Massachusetts has increased Cannabis Control Commission oversight of lab accreditation and is evaluating mandatory blind proficiency testing requirements that would make it harder for labs to return anomalous results without triggering audit review.
The direction is clear: regulators are moving toward a testing infrastructure where fraudulent results are harder to sustain and easier to detect retrospectively. For processors, this means two things. First, the labs most likely to survive the regulatory tightening are those already operating with full integrity — which reduces the advantage of lab shopping. Second, operators who can document in-process contamination control will have an evidentiary record that supplements COA results, not one that depends on them.
Frequently Asked Questions
How can I tell if my testing lab is operating with integrity?
The most reliable signals are accreditation status through your state's cannabis regulatory agency, participation in blind proficiency testing programs, and a history of consistent results under audit. You can also request documentation of the lab's internal QC procedures, including how they handle sample replication and analyst result verification. Labs that cannot produce this documentation on request are a risk. State cannabis regulatory agency websites typically maintain accredited lab lists with current status; always verify before engaging a new lab.
Does a recall affect operators if the lab fraud wasn't their fault?
Yes. Recall obligations attach to the product and the operator of record, not to the lab that certified it. Operators retain responsibility for the safety of their released product regardless of what a third-party COA states. The fraud creates a strong mitigation argument in regulatory proceedings, but it does not eliminate the recall obligation or civil exposure to downstream buyers.
What documentation should processors keep to protect themselves from lab fraud exposure?
At minimum: the original COA for every tested batch, the Metrc transfer record documenting which lab received which sample, internal batch records showing product status at the time of sampling, and any in-process treatment records (including decontamination cycle logs if VHP is in use). If in-process decontamination is part of your workflow, that documentation becomes your primary defense record — it shows the product was treated before the lab ever saw it.
Does in-process VHP treatment guarantee a passing COA?
No. VHP treatment eliminates viable microbial contamination but does not guarantee that a sample will pass every test category (pesticides, heavy metals, residual solvents). However, for the categories most commonly implicated in lab fraud — yeast, mold, Aspergillus, and other microbial contaminants — a processor who has run a validated VHP cycle has an independent decontamination record that supports the COA result, rather than depending on it.

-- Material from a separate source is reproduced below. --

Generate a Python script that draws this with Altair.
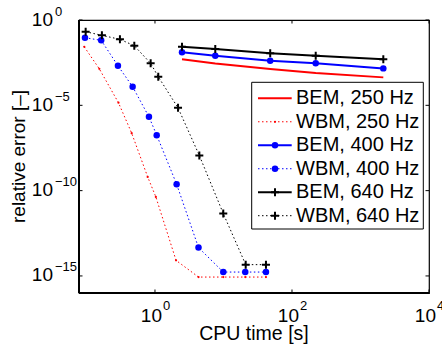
import altair as alt
import pandas as pd

FONT = "Liberation Sans"

# ---- data (CPU time [s], relative error [-]) ----
wbm250_t = [0.0929, 0.154, 0.293, 0.457, 0.782, 1.03, 2.03, 4.32, 9.93, 20.8, 41.7]
wbm250_e = [2.67e-2, 1.37e-3, 1.42e-5, 2.34e-7, 6.37e-10, 4.27e-11, 8.2e-15, 8.6e-16, 8.6e-16, 8.6e-16, 8.6e-16]
wbm400_t = [0.0951, 0.164, 0.288, 0.472, 0.817, 1.06, 2.07, 4.32, 9.93, 20.8, 41.7]
wbm400_e = [9.15e-2, 6.44e-2, 2.08e-3, 1.22e-4, 2.11e-6, 1.78e-7, 2.38e-10, 4.58e-14, 1.69e-15, 1.69e-15, 1.69e-15]
wbm640_t = [0.0973, 0.168, 0.308, 0.499, 0.865, 1.117, 2.17, 4.44, 9.93, 21.1, 41.7]
wbm640_e = [0.206, 0.126, 7.36e-2, 3.10e-2, 2.88e-3, 4.71e-4, 7.13e-6, 1.15e-8, 4.53e-12, 4.6e-15, 4.6e-15]
bem_t = [2.48, 7.59, 48.1, 222, 2153]
bem250_e = [4.94e-3, 2.8e-3, 1.33e-3, 7.76e-4, 4.34e-4]
bem400_e = [1.27e-2, 8.04e-3, 4.09e-3, 2.88e-3, 1.46e-3]
bem640_e = [2.71e-2, 1.99e-2, 1.11e-2, 8.04e-3, 4.94e-3]

legend_labels = ["BEM, 250 Hz", "WBM, 250 Hz", "BEM, 400 Hz", "WBM, 400 Hz", "BEM, 640 Hz", "WBM, 640 Hz"]
x_tick_exp = [0, 2, 4]
y_tick_exp = [0, -5, -10, -15]
x_title = "CPU time [s]"
y_title = "relative error [–]"

W, H = 350, 273
PLUS = "M-1,0L1,0M0,-1L0,1"

xs = alt.Scale(type="log", domain=[0.0778, 10000], nice=False)
ys = alt.Scale(type="log", domain=[1e-16, 1], nice=False)


def base(t, e):
    df = pd.DataFrame({"t": t, "e": e})
    return alt.Chart(df).encode(
        x=alt.X("t:Q", scale=xs, axis=None),
        y=alt.Y("e:Q", scale=ys, axis=None),
    )


DOT = [1.5, 2.5]
layers = []
# BEM 250
layers.append(base(bem_t, bem250_e).mark_line(color="#ff0000", strokeWidth=2))
# WBM 250
b = base(wbm250_t, wbm250_e)
layers.append(b.mark_line(color="#ff0000", strokeWidth=1, strokeDash=DOT))
layers.append(b.mark_point(shape="circle", filled=True, size=5, color="#ff0000", opacity=1))
# BEM 400
b = base(bem_t, bem400_e)
layers.append(b.mark_line(color="#0000ff", strokeWidth=2))
layers.append(b.mark_point(shape="circle", filled=True, size=42, color="#0000ff", opacity=1))
# WBM 400
b = base(wbm400_t, wbm400_e)
layers.append(b.mark_line(color="#0000ff", strokeWidth=1, strokeDash=DOT))
layers.append(b.mark_point(shape="circle", filled=True, size=42, color="#0000ff", opacity=1))
# BEM 640
b = base(bem_t, bem640_e)
layers.append(b.mark_line(color="#000000", strokeWidth=2))
layers.append(b.mark_point(shape=PLUS, filled=False, size=64, color="#000000", strokeWidth=2, opacity=1))
# WBM 640
b = base(wbm640_t, wbm640_e)
layers.append(b.mark_line(color="#000000", strokeWidth=1, strokeDash=DOT))
layers.append(b.mark_point(shape=PLUS, filled=False, size=64, color="#000000", strokeWidth=2, opacity=1))

# ---- ticks (inward, all four sides) ----
xt = pd.DataFrame({"v": [10.0 ** k for k in x_tick_exp],
                   "exp": [str(k).replace("-", "−") for k in x_tick_exp]})
yt = pd.DataFrame({"v": [10.0 ** k for k in y_tick_exp],
                   "exp": [str(k).replace("-", "−") for k in y_tick_exp]})
TL = 3.5
xb = alt.Chart(xt).encode(x=alt.X("v:Q", scale=xs, axis=None))
yb = alt.Chart(yt).encode(y=alt.Y("v:Q", scale=ys, axis=None))
layers.append(xb.mark_rule(color="black", strokeWidth=1).encode(y=alt.value(H), y2=alt.value(H - TL)))
layers.append(xb.mark_rule(color="black", strokeWidth=1).encode(y=alt.value(0), y2=alt.value(TL)))
layers.append(yb.mark_rule(color="black", strokeWidth=1).encode(x=alt.value(0), x2=alt.value(TL)))
layers.append(yb.mark_rule(color="black", strokeWidth=1).encode(x=alt.value(W), x2=alt.value(W - TL)))

# ---- tick labels 10^k ----
layers.append(xb.mark_text(font=FONT, fontSize=19, align="right", baseline="alphabetic", dx=7, color="black")
              .encode(y=alt.value(301.5), text=alt.value("10")))
layers.append(xb.mark_text(font=FONT, fontSize=13, align="left", baseline="alphabetic", dx=8, color="black")
              .encode(y=alt.value(289.5), text="exp:N"))
layers.append(yb.mark_text(font=FONT, fontSize=19, align="right", baseline="alphabetic", dy=5.5, color="black")
              .encode(x=alt.value(-26), text=alt.value("10")))
layers.append(yb.mark_text(font=FONT, fontSize=13, align="left", baseline="alphabetic", dy=-4.5, color="black")
              .encode(x=alt.value(-24), text="exp:N"))

# ---- axis titles ----
one = pd.DataFrame({"a": [0]})
layers.append(alt.Chart(one).mark_text(font=FONT, fontSize=19.5, align="center", baseline="alphabetic", color="black")
              .encode(x=alt.value(W / 2), y=alt.value(320), text=alt.value(x_title)))
layers.append(alt.Chart(one).mark_text(font=FONT, fontSize=19, align="center", baseline="alphabetic", angle=270, color="black")
              .encode(x=alt.value(-54), y=alt.value(H / 2), text=alt.value(y_title)))

# heavier left/bottom axis lines
layers.append(alt.Chart(one).mark_rule(color="black", strokeWidth=2)
              .encode(x=alt.value(0), y=alt.value(0), y2=alt.value(H)))
layers.append(alt.Chart(one).mark_rule(color="black", strokeWidth=2)
              .encode(x=alt.value(0), x2=alt.value(W), y=alt.value(H)))

main = alt.layer(*layers)

# ---- legend ----
leg = pd.DataFrame({"row": list(range(len(legend_labels))), "label": legend_labels})
ly = alt.Scale(type="point", domain=list(range(len(legend_labels))), range=[78.3, 195.7], padding=0)
LX1, LX2, LXM, LXT = 179, 212.7, 196, 217


def lrow(i):
    return alt.Chart(leg[leg["row"] == i]).encode(y=alt.Y("row:O", scale=ly, axis=None))


leg_layers = [
    alt.Chart(one).mark_rect(fill="white", stroke="black", strokeWidth=1)
    .encode(x=alt.value(172.7), x2=alt.value(344.3), y=alt.value(62.3), y2=alt.value(209))
]
styles = [
    ("#ff0000", None, None, 0),
    ("#ff0000", DOT, "dot", 5),
    ("#0000ff", None, "circle", 42),
    ("#0000ff", DOT, "circle", 42),
    ("#000000", None, "plus", 64),
    ("#000000", DOT, "plus", 64),
]
for i, (col, dash, mk, sz) in enumerate(styles):
    r = lrow(i)
    if dash:
        leg_layers.append(r.mark_rule(color=col, strokeWidth=1, strokeDash=dash)
                          .encode(x=alt.value(LX1), x2=alt.value(LX2)))
    else:
        leg_layers.append(r.mark_rule(color=col, strokeWidth=2)
                          .encode(x=alt.value(LX1), x2=alt.value(LX2)))
    if mk in ("dot", "circle"):
        leg_layers.append(r.mark_point(shape="circle", filled=True, size=sz, color=col, opacity=1)
                          .encode(x=alt.value(LXM)))
    elif mk == "plus":
        leg_layers.append(r.mark_point(shape=PLUS, filled=False, size=sz, color=col, strokeWidth=2, opacity=1)
                          .encode(x=alt.value(LXM)))
leg_layers.append(alt.Chart(leg).mark_text(font=FONT, fontSize=20, align="left", baseline="middle", color="black")
                  .encode(y=alt.Y("row:O", scale=ly, axis=None), x=alt.value(LXT), text="label:N"))
legend = alt.layer(*leg_layers)

chart = (
    alt.layer(main, legend)
    .resolve_scale(y="independent")
    .properties(
        width=W, height=H,
        autosize=alt.AutoSizeParams(type="none"),
        padding={"left": 79, "top": 20, "right": 13, "bottom": 55},
        background="white",
    )
    .configure_view(stroke="black", strokeWidth=1.2)
)

chart.save("out.html", embed_options={"renderer": "svg", "actions": False})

How does this connect to the broader trend in state testing mandates?
The lab fraud crisis and the expansion of state testing mandates are two sides of the same compliance pressure. As Minnesota, New York, Maine, and other states expand required testing categories, the pool of product being submitted to labs increases — and so does the volume of tests labs must process. That pressure can either drive better infrastructure or create more fraud. Processors who build in-process controls are less exposed to both outcomes. See our analysis of new state testing mandates in 2025–2026 for the specific compliance changes affecting MN, NY, and ME operators.
Primary sources: Michigan CRA Viridis ban (August 2025); New York OCM Keystone recall (March 2026); Massachusetts CCC Assured Testing Labs suspension (2025); MCR Labs litigation coverage: Boston Globe (January 2025).